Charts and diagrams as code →
----

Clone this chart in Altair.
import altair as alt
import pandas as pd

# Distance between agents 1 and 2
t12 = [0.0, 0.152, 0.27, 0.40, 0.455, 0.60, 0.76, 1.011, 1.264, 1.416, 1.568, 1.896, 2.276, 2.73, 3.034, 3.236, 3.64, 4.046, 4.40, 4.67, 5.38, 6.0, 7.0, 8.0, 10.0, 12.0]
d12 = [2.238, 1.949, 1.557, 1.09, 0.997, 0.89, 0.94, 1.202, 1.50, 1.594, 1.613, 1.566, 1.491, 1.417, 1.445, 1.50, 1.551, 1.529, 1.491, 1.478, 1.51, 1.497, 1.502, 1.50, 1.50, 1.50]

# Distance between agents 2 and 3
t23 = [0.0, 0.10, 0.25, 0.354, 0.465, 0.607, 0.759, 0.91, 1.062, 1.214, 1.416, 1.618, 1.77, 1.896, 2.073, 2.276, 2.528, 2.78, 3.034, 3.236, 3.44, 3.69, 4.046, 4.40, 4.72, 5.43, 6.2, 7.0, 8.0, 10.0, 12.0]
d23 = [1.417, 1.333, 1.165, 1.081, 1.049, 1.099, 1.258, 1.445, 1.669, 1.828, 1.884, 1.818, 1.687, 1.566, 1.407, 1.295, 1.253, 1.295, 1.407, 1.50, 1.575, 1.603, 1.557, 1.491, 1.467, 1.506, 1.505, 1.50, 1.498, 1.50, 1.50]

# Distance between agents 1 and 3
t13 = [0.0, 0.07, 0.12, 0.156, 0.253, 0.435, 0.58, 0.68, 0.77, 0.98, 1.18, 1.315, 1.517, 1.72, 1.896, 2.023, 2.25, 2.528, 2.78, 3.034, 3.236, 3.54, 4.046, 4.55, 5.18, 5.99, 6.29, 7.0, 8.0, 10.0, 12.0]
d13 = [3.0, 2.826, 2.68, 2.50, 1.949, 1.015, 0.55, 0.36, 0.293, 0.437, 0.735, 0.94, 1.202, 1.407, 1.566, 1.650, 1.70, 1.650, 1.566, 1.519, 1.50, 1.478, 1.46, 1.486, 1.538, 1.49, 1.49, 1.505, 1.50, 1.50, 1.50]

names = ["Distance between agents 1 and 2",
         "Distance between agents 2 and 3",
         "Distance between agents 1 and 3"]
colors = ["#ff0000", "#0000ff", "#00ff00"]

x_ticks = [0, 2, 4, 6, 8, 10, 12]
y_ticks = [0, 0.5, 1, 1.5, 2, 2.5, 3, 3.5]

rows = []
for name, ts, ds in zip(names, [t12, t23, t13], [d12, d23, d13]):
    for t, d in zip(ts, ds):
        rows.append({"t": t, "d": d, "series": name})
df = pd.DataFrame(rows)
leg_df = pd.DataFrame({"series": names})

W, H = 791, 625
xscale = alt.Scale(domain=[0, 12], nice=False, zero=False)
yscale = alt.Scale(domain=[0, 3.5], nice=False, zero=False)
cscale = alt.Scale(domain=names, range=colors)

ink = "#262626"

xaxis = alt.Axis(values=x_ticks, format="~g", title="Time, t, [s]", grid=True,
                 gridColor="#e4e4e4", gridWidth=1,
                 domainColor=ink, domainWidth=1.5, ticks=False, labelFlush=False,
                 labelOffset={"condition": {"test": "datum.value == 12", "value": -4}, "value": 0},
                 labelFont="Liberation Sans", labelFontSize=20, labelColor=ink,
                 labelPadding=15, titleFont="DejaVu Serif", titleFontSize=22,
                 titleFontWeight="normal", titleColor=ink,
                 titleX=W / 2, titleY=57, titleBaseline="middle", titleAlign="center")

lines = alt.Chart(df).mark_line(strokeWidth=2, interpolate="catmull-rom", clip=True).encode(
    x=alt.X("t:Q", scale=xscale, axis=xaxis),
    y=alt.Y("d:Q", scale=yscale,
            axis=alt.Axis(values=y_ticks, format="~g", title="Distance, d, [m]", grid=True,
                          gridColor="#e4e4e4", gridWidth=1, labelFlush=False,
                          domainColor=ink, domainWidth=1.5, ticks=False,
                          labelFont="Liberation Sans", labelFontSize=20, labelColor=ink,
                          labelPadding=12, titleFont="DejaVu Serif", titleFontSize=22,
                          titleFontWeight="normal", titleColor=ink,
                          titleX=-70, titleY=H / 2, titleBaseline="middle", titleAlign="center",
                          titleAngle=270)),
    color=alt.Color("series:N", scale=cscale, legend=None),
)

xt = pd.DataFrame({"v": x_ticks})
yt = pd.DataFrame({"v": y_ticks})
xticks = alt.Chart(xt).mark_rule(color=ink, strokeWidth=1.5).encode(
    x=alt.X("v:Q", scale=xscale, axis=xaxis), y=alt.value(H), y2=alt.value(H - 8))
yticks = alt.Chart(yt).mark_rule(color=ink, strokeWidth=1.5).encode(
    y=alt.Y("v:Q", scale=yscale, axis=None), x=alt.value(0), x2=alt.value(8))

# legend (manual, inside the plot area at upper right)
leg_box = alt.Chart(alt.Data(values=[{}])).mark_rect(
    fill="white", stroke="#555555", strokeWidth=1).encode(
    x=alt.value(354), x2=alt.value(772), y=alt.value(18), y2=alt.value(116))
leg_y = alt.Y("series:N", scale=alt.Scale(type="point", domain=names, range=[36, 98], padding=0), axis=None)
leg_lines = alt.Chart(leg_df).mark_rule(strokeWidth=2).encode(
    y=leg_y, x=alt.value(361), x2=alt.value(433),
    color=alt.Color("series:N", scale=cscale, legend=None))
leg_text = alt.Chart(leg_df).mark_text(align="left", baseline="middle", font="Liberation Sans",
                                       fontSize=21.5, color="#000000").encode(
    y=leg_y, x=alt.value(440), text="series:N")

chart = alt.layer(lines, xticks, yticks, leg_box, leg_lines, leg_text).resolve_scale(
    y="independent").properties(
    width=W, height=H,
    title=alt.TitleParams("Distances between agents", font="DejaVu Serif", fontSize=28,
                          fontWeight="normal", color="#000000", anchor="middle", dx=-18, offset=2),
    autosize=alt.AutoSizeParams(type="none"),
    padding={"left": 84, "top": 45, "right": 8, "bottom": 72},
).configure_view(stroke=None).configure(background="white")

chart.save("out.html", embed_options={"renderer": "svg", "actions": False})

----

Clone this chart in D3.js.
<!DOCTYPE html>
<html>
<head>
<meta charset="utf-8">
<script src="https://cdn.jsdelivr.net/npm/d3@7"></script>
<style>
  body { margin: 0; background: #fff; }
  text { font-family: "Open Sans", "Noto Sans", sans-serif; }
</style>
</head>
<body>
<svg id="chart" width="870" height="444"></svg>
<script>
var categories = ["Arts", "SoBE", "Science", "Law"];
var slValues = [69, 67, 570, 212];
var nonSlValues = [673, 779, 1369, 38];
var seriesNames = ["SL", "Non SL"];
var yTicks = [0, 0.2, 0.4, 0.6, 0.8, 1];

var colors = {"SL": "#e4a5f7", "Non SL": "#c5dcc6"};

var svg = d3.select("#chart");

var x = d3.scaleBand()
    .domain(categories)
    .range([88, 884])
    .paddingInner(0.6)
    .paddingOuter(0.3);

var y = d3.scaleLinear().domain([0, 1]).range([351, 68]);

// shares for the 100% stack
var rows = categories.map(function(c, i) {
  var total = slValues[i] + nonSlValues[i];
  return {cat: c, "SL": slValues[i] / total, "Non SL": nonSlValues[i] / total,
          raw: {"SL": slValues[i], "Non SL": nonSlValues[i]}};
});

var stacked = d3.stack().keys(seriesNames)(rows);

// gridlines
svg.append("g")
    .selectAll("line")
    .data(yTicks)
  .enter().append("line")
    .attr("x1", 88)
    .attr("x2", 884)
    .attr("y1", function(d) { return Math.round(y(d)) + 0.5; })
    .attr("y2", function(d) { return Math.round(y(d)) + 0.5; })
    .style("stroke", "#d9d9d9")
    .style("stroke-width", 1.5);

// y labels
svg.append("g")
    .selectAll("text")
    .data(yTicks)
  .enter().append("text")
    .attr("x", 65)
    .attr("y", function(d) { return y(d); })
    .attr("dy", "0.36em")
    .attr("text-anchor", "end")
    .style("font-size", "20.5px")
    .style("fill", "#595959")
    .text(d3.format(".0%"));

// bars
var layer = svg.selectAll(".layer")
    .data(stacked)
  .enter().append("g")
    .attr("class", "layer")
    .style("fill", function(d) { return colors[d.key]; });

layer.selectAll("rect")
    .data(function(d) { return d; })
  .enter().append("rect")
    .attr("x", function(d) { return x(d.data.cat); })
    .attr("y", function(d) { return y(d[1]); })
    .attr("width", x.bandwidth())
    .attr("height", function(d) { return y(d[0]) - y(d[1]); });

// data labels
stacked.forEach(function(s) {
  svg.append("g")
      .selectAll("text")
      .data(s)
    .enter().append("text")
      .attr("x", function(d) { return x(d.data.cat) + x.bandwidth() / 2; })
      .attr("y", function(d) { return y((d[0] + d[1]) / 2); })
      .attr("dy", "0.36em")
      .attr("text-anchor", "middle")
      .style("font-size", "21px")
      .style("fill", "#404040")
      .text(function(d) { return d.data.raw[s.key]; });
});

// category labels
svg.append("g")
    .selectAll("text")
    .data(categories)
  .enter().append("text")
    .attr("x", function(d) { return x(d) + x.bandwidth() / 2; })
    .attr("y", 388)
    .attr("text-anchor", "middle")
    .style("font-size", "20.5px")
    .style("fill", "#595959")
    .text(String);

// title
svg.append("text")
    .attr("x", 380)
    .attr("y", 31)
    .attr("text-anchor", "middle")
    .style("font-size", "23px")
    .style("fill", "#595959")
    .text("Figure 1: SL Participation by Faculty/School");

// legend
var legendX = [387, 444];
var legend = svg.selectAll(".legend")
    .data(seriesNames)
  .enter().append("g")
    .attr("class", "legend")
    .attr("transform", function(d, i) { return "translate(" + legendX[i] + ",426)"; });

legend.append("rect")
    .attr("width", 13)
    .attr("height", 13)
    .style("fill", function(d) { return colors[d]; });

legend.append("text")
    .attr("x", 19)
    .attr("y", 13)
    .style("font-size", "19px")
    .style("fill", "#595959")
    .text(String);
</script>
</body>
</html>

----

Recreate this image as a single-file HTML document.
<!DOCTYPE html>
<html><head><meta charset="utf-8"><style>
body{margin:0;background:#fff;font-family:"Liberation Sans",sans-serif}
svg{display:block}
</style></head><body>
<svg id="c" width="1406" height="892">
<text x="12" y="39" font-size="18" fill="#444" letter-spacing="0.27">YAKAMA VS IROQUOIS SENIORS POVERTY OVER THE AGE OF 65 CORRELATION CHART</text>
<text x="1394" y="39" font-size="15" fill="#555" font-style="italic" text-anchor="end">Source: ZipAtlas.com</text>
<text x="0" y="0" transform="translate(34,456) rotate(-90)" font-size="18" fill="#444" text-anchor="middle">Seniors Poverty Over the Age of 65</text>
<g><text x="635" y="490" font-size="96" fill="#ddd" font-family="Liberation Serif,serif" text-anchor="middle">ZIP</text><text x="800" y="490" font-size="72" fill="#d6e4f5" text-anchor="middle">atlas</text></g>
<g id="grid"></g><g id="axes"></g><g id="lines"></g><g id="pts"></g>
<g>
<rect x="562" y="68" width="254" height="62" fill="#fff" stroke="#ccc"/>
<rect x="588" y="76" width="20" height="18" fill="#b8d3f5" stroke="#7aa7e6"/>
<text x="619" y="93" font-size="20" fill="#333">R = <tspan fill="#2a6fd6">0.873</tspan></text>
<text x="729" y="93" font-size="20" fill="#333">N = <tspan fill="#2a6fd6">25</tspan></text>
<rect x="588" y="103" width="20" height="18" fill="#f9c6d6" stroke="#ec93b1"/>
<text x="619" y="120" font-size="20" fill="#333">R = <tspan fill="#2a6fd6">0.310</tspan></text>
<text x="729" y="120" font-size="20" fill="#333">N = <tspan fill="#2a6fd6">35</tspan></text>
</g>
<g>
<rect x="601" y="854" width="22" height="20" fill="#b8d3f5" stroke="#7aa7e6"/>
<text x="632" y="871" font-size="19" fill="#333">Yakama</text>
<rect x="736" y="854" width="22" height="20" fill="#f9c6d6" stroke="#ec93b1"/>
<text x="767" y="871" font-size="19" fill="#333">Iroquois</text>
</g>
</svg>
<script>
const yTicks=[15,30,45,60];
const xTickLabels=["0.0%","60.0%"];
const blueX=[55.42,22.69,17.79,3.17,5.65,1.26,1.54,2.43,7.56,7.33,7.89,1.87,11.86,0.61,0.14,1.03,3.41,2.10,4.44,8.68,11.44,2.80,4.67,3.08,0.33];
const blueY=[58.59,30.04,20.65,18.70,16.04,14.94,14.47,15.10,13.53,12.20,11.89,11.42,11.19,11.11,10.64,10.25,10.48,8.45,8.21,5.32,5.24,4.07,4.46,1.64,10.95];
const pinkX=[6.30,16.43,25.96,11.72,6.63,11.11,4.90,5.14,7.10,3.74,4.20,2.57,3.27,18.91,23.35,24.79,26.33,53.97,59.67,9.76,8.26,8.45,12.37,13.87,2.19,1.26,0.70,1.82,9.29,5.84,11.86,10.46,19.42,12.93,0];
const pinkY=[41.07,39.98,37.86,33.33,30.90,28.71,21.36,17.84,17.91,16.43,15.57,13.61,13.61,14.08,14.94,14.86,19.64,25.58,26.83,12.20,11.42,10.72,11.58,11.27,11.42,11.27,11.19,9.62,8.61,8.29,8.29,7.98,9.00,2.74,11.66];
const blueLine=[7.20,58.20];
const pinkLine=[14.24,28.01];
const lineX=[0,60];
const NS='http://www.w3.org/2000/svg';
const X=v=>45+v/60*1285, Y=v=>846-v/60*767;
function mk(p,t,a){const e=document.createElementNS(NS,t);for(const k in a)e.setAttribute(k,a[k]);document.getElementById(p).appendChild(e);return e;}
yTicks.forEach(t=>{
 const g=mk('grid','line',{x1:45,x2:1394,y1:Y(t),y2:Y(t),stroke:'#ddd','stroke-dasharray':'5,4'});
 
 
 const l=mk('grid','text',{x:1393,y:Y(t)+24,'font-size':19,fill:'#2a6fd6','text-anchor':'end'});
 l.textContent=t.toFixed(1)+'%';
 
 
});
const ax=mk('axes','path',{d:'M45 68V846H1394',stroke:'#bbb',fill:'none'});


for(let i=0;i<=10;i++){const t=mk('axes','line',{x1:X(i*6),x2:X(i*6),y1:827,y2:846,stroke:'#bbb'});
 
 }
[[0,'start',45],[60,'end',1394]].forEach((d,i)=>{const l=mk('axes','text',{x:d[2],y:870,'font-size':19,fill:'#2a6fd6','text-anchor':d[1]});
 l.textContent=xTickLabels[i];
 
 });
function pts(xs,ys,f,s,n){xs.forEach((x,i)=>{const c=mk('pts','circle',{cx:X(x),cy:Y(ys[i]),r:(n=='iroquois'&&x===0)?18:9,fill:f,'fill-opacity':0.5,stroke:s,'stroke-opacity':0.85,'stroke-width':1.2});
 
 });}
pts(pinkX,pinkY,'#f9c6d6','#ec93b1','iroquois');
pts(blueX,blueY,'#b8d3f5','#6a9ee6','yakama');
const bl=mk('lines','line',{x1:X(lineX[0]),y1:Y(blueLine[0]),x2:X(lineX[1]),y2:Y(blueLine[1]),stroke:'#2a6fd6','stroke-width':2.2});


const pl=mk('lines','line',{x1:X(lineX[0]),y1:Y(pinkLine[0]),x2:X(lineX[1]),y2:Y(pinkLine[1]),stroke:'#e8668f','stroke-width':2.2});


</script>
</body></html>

----

Of all the entries above, repeat only the lines from the line that has "Clone this chart in Altair." to the line that has "1.498, 1.50, 1.50]", both lines included, exactly.

ANSWER FOR THIS EXERCISE →
Clone this chart in Altair.
import altair as alt
import pandas as pd

# Distance between agents 1 and 2
t12 = [0.0, 0.152, 0.27, 0.40, 0.455, 0.60, 0.76, 1.011, 1.264, 1.416, 1.568, 1.896, 2.276, 2.73, 3.034, 3.236, 3.64, 4.046, 4.40, 4.67, 5.38, 6.0, 7.0, 8.0, 10.0, 12.0]
d12 = [2.238, 1.949, 1.557, 1.09, 0.997, 0.89, 0.94, 1.202, 1.50, 1.594, 1.613, 1.566, 1.491, 1.417, 1.445, 1.50, 1.551, 1.529, 1.491, 1.478, 1.51, 1.497, 1.502, 1.50, 1.50, 1.50]

# Distance between agents 2 and 3
t23 = [0.0, 0.10, 0.25, 0.354, 0.465, 0.607, 0.759, 0.91, 1.062, 1.214, 1.416, 1.618, 1.77, 1.896, 2.073, 2.276, 2.528, 2.78, 3.034, 3.236, 3.44, 3.69, 4.046, 4.40, 4.72, 5.43, 6.2, 7.0, 8.0, 10.0, 12.0]
d23 = [1.417, 1.333, 1.165, 1.081, 1.049, 1.099, 1.258, 1.445, 1.669, 1.828, 1.884, 1.818, 1.687, 1.566, 1.407, 1.295, 1.253, 1.295, 1.407, 1.50, 1.575, 1.603, 1.557, 1.491, 1.467, 1.506, 1.505, 1.50, 1.498, 1.50, 1.50]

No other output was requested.